Charts and diagrams as code:
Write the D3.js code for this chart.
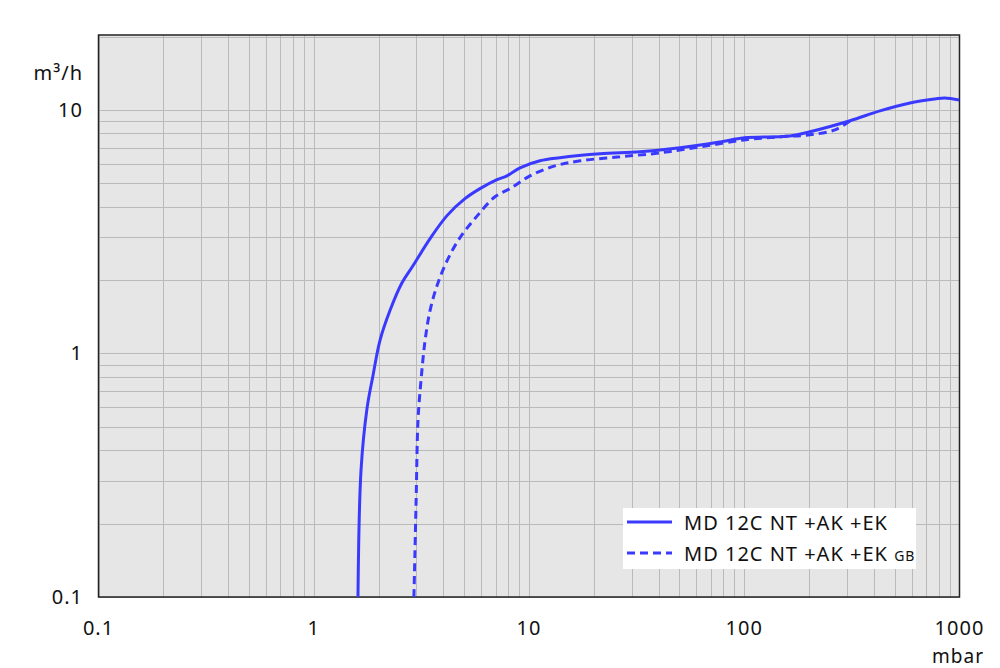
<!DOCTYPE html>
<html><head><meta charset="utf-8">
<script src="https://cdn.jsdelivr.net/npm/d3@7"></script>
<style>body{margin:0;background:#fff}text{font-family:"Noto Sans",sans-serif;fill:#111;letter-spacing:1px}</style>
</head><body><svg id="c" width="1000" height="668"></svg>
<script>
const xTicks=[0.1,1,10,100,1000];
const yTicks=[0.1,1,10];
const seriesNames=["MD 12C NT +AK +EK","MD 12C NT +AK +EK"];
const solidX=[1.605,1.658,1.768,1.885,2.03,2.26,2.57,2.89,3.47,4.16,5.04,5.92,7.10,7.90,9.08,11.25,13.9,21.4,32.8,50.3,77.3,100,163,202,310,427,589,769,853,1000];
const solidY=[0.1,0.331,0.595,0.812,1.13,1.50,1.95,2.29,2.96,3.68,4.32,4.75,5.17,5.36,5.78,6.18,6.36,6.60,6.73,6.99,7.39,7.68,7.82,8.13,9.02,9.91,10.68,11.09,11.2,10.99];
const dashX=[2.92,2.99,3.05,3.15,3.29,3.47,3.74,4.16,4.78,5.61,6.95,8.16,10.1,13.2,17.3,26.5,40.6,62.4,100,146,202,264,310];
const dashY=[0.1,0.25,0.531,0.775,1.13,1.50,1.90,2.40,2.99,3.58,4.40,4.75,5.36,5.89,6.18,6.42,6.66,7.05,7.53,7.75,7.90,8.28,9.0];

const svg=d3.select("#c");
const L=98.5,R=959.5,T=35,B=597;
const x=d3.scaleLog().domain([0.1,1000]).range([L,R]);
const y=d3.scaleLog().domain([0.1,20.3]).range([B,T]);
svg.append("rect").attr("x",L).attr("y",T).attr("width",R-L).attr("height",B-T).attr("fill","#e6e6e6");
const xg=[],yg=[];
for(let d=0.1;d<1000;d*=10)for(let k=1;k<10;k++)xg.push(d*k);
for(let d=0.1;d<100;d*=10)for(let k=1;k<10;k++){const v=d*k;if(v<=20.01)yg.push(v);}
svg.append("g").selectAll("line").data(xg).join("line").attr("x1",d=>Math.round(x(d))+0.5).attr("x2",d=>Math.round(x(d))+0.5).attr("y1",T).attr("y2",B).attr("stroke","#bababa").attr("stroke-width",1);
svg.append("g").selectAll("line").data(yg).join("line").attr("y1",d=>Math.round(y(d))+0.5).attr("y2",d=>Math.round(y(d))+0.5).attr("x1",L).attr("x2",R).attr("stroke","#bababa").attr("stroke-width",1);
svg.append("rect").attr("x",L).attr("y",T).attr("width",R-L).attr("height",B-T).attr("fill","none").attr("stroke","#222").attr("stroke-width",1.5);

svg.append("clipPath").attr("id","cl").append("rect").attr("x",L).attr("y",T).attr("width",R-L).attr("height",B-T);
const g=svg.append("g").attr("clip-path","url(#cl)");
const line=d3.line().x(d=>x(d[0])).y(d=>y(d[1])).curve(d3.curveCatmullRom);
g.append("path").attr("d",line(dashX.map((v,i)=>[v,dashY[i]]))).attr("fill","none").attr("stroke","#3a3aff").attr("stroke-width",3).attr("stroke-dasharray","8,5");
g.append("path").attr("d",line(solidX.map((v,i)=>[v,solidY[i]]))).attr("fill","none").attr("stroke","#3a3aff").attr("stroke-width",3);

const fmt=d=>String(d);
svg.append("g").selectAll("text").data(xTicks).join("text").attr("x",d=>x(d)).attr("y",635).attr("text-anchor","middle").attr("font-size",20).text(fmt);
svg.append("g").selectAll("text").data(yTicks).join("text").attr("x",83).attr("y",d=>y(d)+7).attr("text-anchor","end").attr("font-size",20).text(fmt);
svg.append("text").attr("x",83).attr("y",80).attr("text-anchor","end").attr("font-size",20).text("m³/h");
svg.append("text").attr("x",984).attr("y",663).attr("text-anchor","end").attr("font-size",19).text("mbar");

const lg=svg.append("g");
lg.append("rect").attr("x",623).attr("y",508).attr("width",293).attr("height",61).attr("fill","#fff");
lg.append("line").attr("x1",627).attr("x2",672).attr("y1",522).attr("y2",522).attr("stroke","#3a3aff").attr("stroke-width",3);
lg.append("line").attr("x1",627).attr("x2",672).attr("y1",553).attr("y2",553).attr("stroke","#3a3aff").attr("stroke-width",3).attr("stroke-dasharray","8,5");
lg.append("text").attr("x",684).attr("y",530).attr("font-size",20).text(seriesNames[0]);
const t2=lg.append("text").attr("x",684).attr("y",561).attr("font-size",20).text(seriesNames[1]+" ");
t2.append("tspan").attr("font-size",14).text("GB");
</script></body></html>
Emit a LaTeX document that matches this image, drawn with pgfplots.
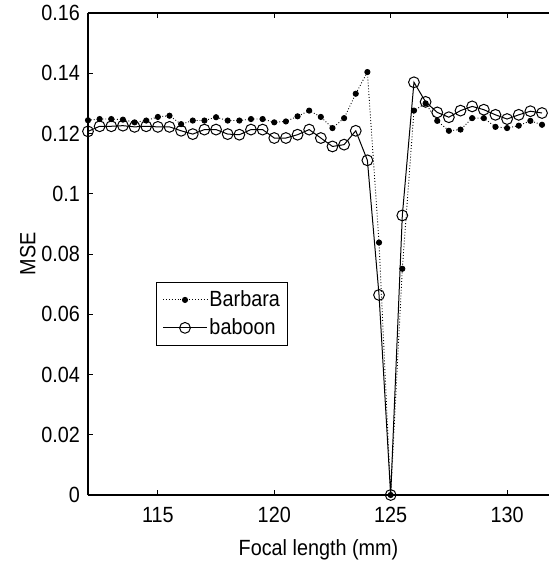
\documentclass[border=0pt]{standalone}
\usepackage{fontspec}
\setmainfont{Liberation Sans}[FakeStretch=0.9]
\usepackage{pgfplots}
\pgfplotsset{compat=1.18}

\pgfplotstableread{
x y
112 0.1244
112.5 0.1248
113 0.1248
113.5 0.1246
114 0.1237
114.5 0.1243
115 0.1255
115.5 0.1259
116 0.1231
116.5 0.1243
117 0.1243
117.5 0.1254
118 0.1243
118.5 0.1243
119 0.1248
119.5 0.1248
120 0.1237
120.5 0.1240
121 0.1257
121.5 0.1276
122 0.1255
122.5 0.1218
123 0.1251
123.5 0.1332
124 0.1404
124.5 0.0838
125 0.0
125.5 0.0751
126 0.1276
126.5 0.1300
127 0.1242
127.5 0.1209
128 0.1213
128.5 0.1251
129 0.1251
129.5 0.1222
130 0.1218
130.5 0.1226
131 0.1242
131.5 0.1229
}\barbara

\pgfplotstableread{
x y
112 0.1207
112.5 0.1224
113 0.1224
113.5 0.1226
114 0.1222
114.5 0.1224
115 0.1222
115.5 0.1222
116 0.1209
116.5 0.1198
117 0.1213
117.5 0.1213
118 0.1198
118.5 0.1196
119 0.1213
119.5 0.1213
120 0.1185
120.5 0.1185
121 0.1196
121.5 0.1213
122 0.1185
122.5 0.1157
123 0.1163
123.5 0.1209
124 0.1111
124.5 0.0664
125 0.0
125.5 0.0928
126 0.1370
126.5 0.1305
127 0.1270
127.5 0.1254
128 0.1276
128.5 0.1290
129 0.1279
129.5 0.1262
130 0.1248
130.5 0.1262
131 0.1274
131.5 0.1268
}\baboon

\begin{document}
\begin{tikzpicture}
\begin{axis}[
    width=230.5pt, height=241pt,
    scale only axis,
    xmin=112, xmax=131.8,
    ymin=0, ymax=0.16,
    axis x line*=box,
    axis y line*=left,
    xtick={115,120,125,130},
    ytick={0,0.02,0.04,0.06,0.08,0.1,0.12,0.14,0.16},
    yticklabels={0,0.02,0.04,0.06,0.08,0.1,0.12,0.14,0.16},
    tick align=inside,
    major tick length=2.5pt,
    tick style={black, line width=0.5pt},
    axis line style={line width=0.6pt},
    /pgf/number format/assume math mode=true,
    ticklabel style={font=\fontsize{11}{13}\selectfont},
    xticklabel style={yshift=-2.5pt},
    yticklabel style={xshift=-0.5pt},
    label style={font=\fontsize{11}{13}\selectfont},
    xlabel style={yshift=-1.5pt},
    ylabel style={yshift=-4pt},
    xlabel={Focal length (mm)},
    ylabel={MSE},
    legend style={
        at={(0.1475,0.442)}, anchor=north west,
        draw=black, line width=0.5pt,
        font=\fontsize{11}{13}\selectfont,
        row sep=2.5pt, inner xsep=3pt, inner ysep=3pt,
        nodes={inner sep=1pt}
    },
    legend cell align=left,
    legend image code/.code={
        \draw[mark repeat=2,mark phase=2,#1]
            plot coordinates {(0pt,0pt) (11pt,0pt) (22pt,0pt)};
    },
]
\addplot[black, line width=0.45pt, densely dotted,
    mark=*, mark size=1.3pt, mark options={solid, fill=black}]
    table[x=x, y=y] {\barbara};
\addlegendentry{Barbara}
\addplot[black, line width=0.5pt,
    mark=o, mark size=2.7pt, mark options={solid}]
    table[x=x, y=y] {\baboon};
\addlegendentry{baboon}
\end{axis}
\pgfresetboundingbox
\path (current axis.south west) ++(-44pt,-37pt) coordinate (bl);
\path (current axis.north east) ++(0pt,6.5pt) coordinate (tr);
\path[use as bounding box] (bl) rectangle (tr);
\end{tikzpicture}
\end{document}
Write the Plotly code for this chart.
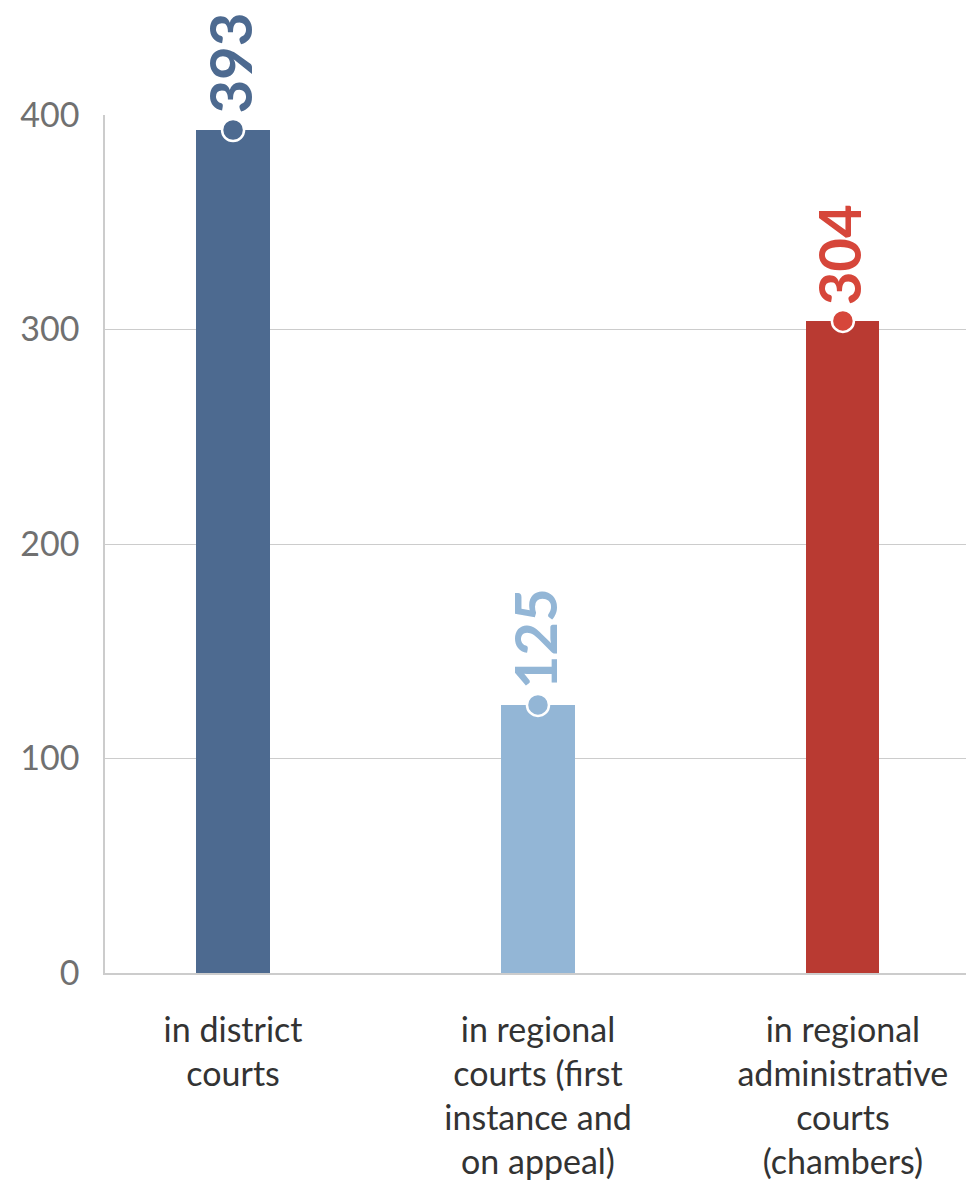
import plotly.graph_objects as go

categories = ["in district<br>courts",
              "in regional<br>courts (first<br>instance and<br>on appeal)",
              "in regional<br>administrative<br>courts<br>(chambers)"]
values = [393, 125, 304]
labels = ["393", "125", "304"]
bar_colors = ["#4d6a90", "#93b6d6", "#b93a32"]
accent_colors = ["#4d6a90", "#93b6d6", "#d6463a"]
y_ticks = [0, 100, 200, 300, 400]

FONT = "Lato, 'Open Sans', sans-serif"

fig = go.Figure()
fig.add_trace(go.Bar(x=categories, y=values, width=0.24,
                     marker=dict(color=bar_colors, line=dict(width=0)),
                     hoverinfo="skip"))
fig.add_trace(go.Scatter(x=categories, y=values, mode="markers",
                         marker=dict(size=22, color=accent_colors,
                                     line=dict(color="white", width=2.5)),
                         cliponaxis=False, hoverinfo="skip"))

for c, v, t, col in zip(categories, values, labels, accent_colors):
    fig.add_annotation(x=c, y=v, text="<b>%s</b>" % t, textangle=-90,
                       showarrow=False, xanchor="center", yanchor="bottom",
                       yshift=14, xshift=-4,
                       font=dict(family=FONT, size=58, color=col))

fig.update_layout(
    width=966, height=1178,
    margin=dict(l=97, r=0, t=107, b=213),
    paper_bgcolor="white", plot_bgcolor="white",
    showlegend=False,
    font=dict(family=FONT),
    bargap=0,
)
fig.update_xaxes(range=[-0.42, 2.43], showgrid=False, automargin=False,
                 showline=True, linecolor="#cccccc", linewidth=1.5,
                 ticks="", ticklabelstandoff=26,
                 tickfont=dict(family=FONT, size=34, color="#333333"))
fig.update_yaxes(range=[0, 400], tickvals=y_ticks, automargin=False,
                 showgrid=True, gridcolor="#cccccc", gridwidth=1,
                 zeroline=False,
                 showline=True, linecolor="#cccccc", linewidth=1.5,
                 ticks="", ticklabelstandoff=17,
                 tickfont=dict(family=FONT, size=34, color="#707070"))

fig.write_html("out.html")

TASK TO COMPLETE:
Write out the lines of the listing from the one that holds "Write the Plotly code for this chart." to the very last line, both included, exactly as they appear and without any pictures.

RESPONSE:
Write the Plotly code for this chart.
import plotly.graph_objects as go

categories = ["in district<br>courts",
              "in regional<br>courts (first<br>instance and<br>on appeal)",
              "in regional<br>administrative<br>courts<br>(chambers)"]
values = [393, 125, 304]
labels = ["393", "125", "304"]
bar_colors = ["#4d6a90", "#93b6d6", "#b93a32"]
accent_colors = ["#4d6a90", "#93b6d6", "#d6463a"]
y_ticks = [0, 100, 200, 300, 400]

FONT = "Lato, 'Open Sans', sans-serif"

fig = go.Figure()
fig.add_trace(go.Bar(x=categories, y=values, width=0.24,
                     marker=dict(color=bar_colors, line=dict(width=0)),
                     hoverinfo="skip"))
fig.add_trace(go.Scatter(x=categories, y=values, mode="markers",
                         marker=dict(size=22, color=accent_colors,
                                     line=dict(color="white", width=2.5)),
                         cliponaxis=False, hoverinfo="skip"))

for c, v, t, col in zip(categories, values, labels, accent_colors):
    fig.add_annotation(x=c, y=v, text="<b>%s</b>" % t, textangle=-90,
                       showarrow=False, xanchor="center", yanchor="bottom",
                       yshift=14, xshift=-4,
                       font=dict(family=FONT, size=58, color=col))

fig.update_layout(
    width=966, height=1178,
    margin=dict(l=97, r=0, t=107, b=213),
    paper_bgcolor="white", plot_bgcolor="white",
    showlegend=False,
    font=dict(family=FONT),
    bargap=0,
)
fig.update_xaxes(range=[-0.42, 2.43], showgrid=False, automargin=False,
                 showline=True, linecolor="#cccccc", linewidth=1.5,
                 ticks="", ticklabelstandoff=26,
                 tickfont=dict(family=FONT, size=34, color="#333333"))
fig.update_yaxes(range=[0, 400], tickvals=y_ticks, automargin=False,
                 showgrid=True, gridcolor="#cccccc", gridwidth=1,
                 zeroline=False,
                 showline=True, linecolor="#cccccc", linewidth=1.5,
                 ticks="", ticklabelstandoff=17,
                 tickfont=dict(family=FONT, size=34, color="#707070"))

fig.write_html("out.html")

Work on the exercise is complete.